Lump sum - applicable fund earnings

As you became a resident of Australia after the start of the period to which the lump sum relates; and the lump sum was paid more than six months after you became an Australian resident, a portion of the lump sum payment will be assessable under subsection 305-75(3) of the ITAA 1997.

This calculation effectively means that your will be assessed only on the income earned in the foreign fund while you were a resident of Australia.

In accordance with subsection 305-75(3) of the ITAA 1997 the applicable amount is worked out as follows:

(a) work out the total of the following amounts:

(i) the amount in the fund that was vested in you just before the day (the start day) you first became an Australian resident during the period;

(ii) the part of the payment that is attributable to contributions to the fund made by or in respect of you during the remainder of the period;

(iii) the part of the payment (if any) that is attributable to amounts transferred into the fund from any other foreign superannuation fund during the remainder of the period;

(b) subtract that total amount from the amount in the fund that was vested in you when the lump sum was paid (before any deduction for foreign tax);

(c) multiply the resulting amount by the proportion of the total days during the period when you were an Australian resident;

(d) add the total of all previously exempt fund earnings (if any) covered by subsections (5) and (6).

Foreign currency conversion

Subsection 960-50(1) of the ITAA 1997 states that an amount in a foreign currency is to be translated into Australian currency. The applicable fund earnings is the result of a calculation from two other amounts, and subsection 960-50(4) requires that when applying section 960-50 to amounts that are elements in the calculation of another amount you need to:

Consequently, the lump sum payment you received is translated into Australian Dollars at the exchange rate applicable at the time of receipt. Similarly, the amount vested in the fund on the day before you became an Australian resident is converted to Australian Dollars at the exchange rate that applied on that day.

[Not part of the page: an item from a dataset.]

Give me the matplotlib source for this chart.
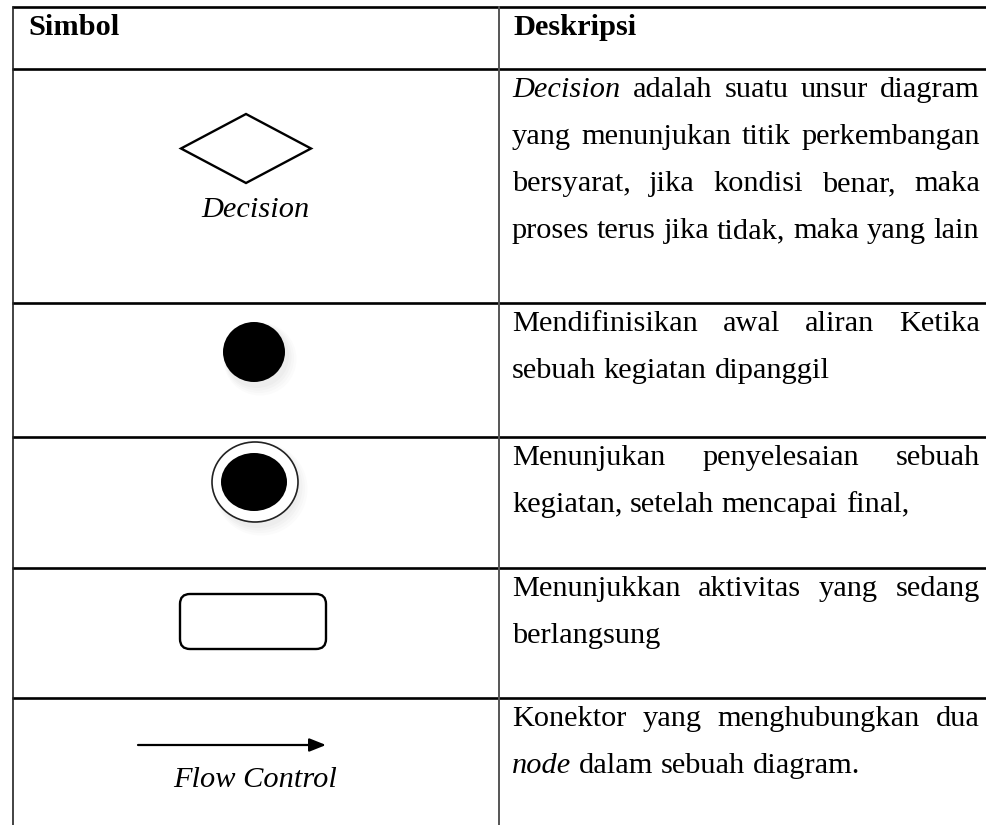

Calculation of Assessable Amount

No contributions were made to the Fund after the residency date, and no transfers were made to the Fund from other foreign superannuation funds. You were a resident at all times during this period.

Therefore, the total of the amounts mentioned in paragraph 305-75(3)(a) of the ITAA 1997 comprise:

· the amount of the lump sum benefit vested in you just before the residency date;

· contributions made to the fund for or by you after the residency date;

· the amount transferred into the fund from any other foreign superannuation fund.

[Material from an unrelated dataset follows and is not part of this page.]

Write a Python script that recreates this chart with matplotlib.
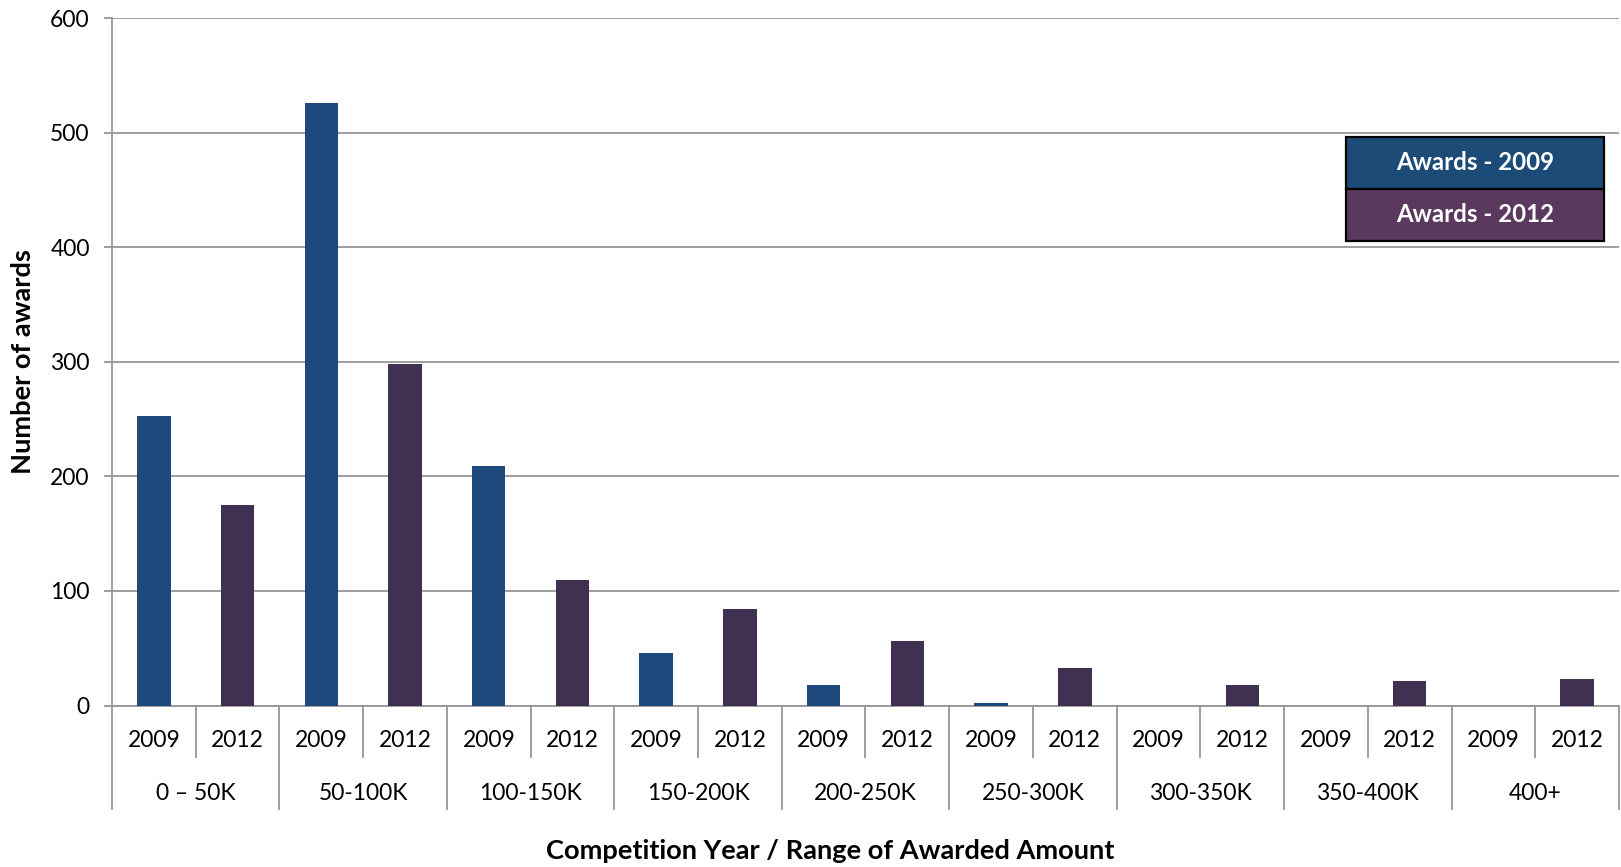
import matplotlib
matplotlib.use("Agg")
import matplotlib.pyplot as plt
from matplotlib.patches import Rectangle
import numpy as np

plt.rcParams['font.family'] = ['Lato', 'DejaVu Sans']

ranges = ["0 \u2013 50K", "50-100K", "100-150K", "150-200K", "200-250K",
          "250-300K", "300-350K", "350-400K", "400+"]
years = ["2009", "2012"]
awards_2009 = [253, 526, 209, 46, 18, 2, 0, 0, 0]
awards_2012 = [175, 298, 110, 84, 56, 33, 18, 21, 23]
yticks = [0, 100, 200, 300, 400, 500, 600]
legend_labels = ["Awards - 2009", "Awards - 2012"]

c09 = "#1F497D"
c12 = "#403152"
leg09 = "#1C4B78"
leg12 = "#5B385E"
grid_c = "#969696"

W, H = 1621, 867
fig = plt.figure(figsize=(W / 100, H / 100), dpi=100)
ax = fig.add_axes([112 / W, 1 - 705.5 / H, (1619 - 112) / W, (705.5 - 18.3) / H])

n = len(ranges)
x09 = np.arange(n) * 2
x12 = np.arange(n) * 2 + 1
bw = 0.4
ax.bar(x09, awards_2009, width=bw, color=c09, zorder=3)
ax.bar(x12, awards_2012, width=bw, color=c12, zorder=3)

ax.set_xlim(-0.5, 2 * n - 0.5)
ax.set_ylim(0, 600)
ax.set_yticks(yticks)
ax.set_yticklabels([str(v) for v in yticks], fontsize=16.5)
ax.yaxis.grid(True, color=grid_c, linewidth=1.3, zorder=0)
ax.set_axisbelow(True)
ax.set_xticks([])
for s in ["top", "right"]:
    ax.spines[s].set_visible(False)
for s in ["left", "bottom"]:
    ax.spines[s].set_color(grid_c)
    ax.spines[s].set_linewidth(1.3)
ax.tick_params(axis='y', length=6, width=1.3, color=grid_c, pad=10)

trans = ax.get_xaxis_transform()
ax_h = 705.5 - 18.3
y_year_div = -(757 - 705.5) / ax_h
y_group_div = -(809 - 705.5) / ax_h
y_year_lab = -(740.7 - 705.5) / ax_h
y_group_lab = -(793 - 705.5) / ax_h

for i in range(n):
    xd = 2 * i + 0.5
    ax.plot([xd, xd], [0, y_year_div], transform=trans, color=grid_c,
            linewidth=1.3, clip_on=False)
for i in range(n + 1):
    xd = 2 * i - 0.5
    ax.plot([xd, xd], [0, y_group_div], transform=trans, color=grid_c,
            linewidth=1.3, clip_on=False)
for i in range(n):
    for j, yr in enumerate(years):
        ax.text(2 * i + j, y_year_lab, yr, transform=trans, ha='center',
                va='center', fontsize=16.5)
    ax.text(2 * i + 0.5, y_group_lab, ranges[i], transform=trans,
            ha='center', va='center', fontsize=16.5)

fig.text(830 / W, 1 - 851 / H,
         "Competition Year / Range of Awarded Amount",
         ha='center', va='center', fontsize=19.6, fontweight='bold')
fig.text(23 / W, 1 - 362 / H, "Number of awards", rotation=90,
         ha='center', va='center', fontsize=19.6, fontweight='bold')

lx0, lx1 = 1346, 1604
ly = [137, 189, 241]
for k, (lab, col) in enumerate(zip(legend_labels, [leg09, leg12])):
    y_top, y_bot = ly[k], ly[k + 1]
    r = Rectangle((lx0 / W, 1 - y_bot / H), (lx1 - lx0) / W, (y_bot - y_top) / H,
                  transform=fig.transFigure, facecolor=col, edgecolor='black',
                  linewidth=1.6, zorder=5)
    fig.add_artist(r)
    fig.text((lx0 + lx1) / 2 / W, 1 - (y_top + y_bot) / 2 / H, lab,
             ha='center', va='center', fontsize=17.3, fontweight='bold',
             color='white', zorder=6)

fig.savefig("out.png", dpi=100)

Paragraph 305-75(3)(b) of the ITAA 1997 requires that the amount calculated above be subtracted from the total amount of the lump sum paid by the Fund.

Under paragraph 305-75(3)(c) of the ITAA 1997, the result above is multiplied by the proportion of days you were a resident to the total number of days from when you were a resident until the date the payment was made. In your case, the resident days and the total days are the same, and so the proportion to be used in the calculation is '1'.

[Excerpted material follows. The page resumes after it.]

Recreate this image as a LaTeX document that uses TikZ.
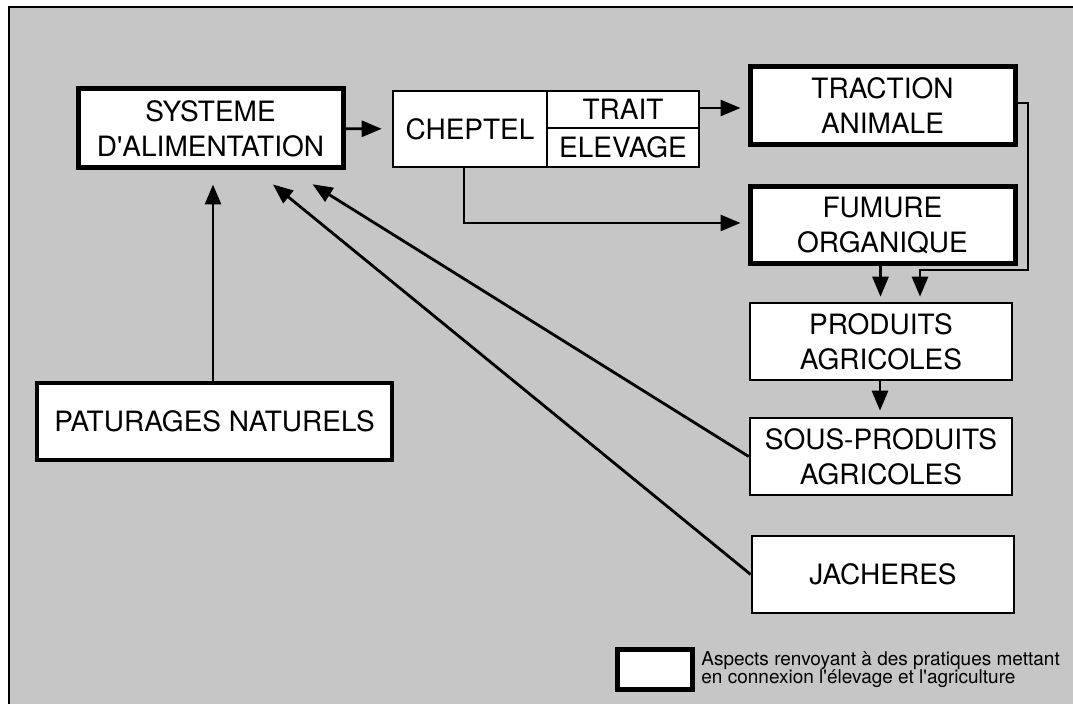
\documentclass[tikz,border=0pt]{standalone}
\usepackage{fontspec}
\setmainfont{TeX Gyre Heros}
\usepackage{tikz}
\usetikzlibrary{arrows.meta}
\definecolor{Screen}{RGB}{198,198,198}

\begin{document}
\begin{tikzpicture}[x=0.5pt, y=-0.5pt]
			\tikzstyle{Box}		= [rectangle, draw, fill=white, inner sep=0pt, align=center, font=\fontsize{14}{17.5}\selectfont]
			\tikzstyle{Thin}	= [line width=1.3pt]
			\tikzstyle{Medium}	= [line width=1.8pt]
			\tikzstyle{Thick}	= [line width=2.5pt]
			\tikzstyle{Link}	= [line width=1.4pt, -{Triangle[length=10pt, width=8pt]}]
			
			\useasboundingbox (0,0) rectangle (1073,704);
			\clip (0,0) rectangle (1073,704);
			\fill [white] (0,0) rectangle (1073,704);
			\fill [Screen] (9,7) rectangle (1090,720);
			\draw [line width=1.2pt] (9,720) -- (9,7) -- (1090,7);
			
			\node (sys) at (210.5, 128.5) [Box, Thick, minimum width=132.5pt, minimum height=39.5pt] {SYSTEME\\D\textquotesingle ALIMENTATION};
			\node (chep) at (470, 129) [Box, Thin, minimum width=77pt, minimum height=38pt] {CHEPTEL};
			\node (trait) at (623, 109.5) [Box, Thin, minimum width=76pt, minimum height=18.5pt] {TRAIT};
			\node (elev) at (623, 147.5) [Box, Thin, minimum width=76pt, minimum height=19.5pt] {ELEVAGE};
			\node (trac) at (882.5, 106) [Box, Thick, minimum width=132.5pt, minimum height=39pt] {TRACTION\\ANIMALE};
			\node (fum) at (882.5, 225.5) [Box, Thick, minimum width=132.5pt, minimum height=38.5pt] {FUMURE\\ORGANIQUE};
			\node (prod) at (881, 341.5) [Box, Thin, minimum width=131pt, minimum height=38.5pt] {PRODUITS\\AGRICOLES};
			\node (sous) at (881, 456.5) [Box, Thin, minimum width=131pt, minimum height=38.5pt] {SOUS-PRODUITS\\AGRICOLES};
			\node (jach) at (883, 574.5) [Box, Thin, minimum width=131pt, minimum height=38.5pt] {JACHERES};
			\node (pat) at (214.5, 421.5) [Box, Medium, minimum width=177.5pt, minimum height=38.5pt] {PATURAGES NATURELS};
			
			\coordinate (turn) at (1028, 270);
			
			\draw [Link, shorten >=5pt] (sys) -- (chep);
			\draw [Link, shorten >=3.5pt] ([yshift=0.75pt]trait.east) -- ([yshift=0.75pt]trait.east -| trac.west);
			\draw [Link, shorten >=3.5pt] ([xshift=-3pt]chep.south) |- ([yshift=1.25pt]fum.west);
			\draw [Link, shorten >=2.5pt] ([yshift=1.5pt]trac.east) -| (turn) -| ([xshift=19.5pt]prod.north);
			\draw [Link, shorten >=2.5pt] ([xshift=-1pt]fum.south) -- ([xshift=-1pt]fum.south |- prod.north);
			\draw [Link, shorten >=3pt] ([xshift=-0.5pt]prod.south) -- ([xshift=-0.5pt]sous.north);
			\draw [Link, shorten >=7pt] ([xshift=-0.75pt]pat.north) -- ([xshift=-0.75pt]pat.north |- sys.south);
			\draw [Link, shorten >=13pt] (sous.west) -- ([xshift=40pt]sys.south);
			\draw [Link, shorten >=11pt] (jach.west) -- ([xshift=22.7pt]sys.south);
			
			\node (key) at (654.5, 670) [Box, Thick, minimum width=37.5pt, minimum height=20pt] {};
			\node (keytext) at (701, 670) [anchor=west, align=left, inner sep=0pt, font=\fontsize{9.5}{9}\selectfont] {Aspects renvoyant à des pratiques mettant\\en connexion l\textquotesingle élevage et l\textquotesingle agriculture};
		\end{tikzpicture}
\end{document}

As the amount calculated under paragraph 305 - 5(3)(b) is less than zero, no amount of the lump sum payment from the Fund will be included in your assessable income for the 2011-12 income year as 'applicable fund earnings'.

Paragraph 305-75(3)(d) of the ITAA 1997 concerns previously exempt fund earnings calculated under subsections 305-75(5) and (6). Previously exempt fund earnings are the applicable fund earnings of any amounts transferred from one foreign superannuation fund to another foreign superannuation fund after you became a resident of Australia. In your case, there are no previously exempt fund earnings.

Therefore, your applicable fund earnings in accordance with subsection 305-75(3) of the ITAA 1997 for this lump sum is NIL.

Issue 2

Question 1

If any part of the lump sum payment is included in your assessable income as applicable fund earnings, are you entitled to a foreign income tax offset for income tax paid in South Africa in respect of the lump sum payment in accordance with section 770-10 of the ITAA 1997?

Summary of decision

As the answer to Question in Issue 1 is in the negative, further consideration of entitlement to foreign income tax offset is not required.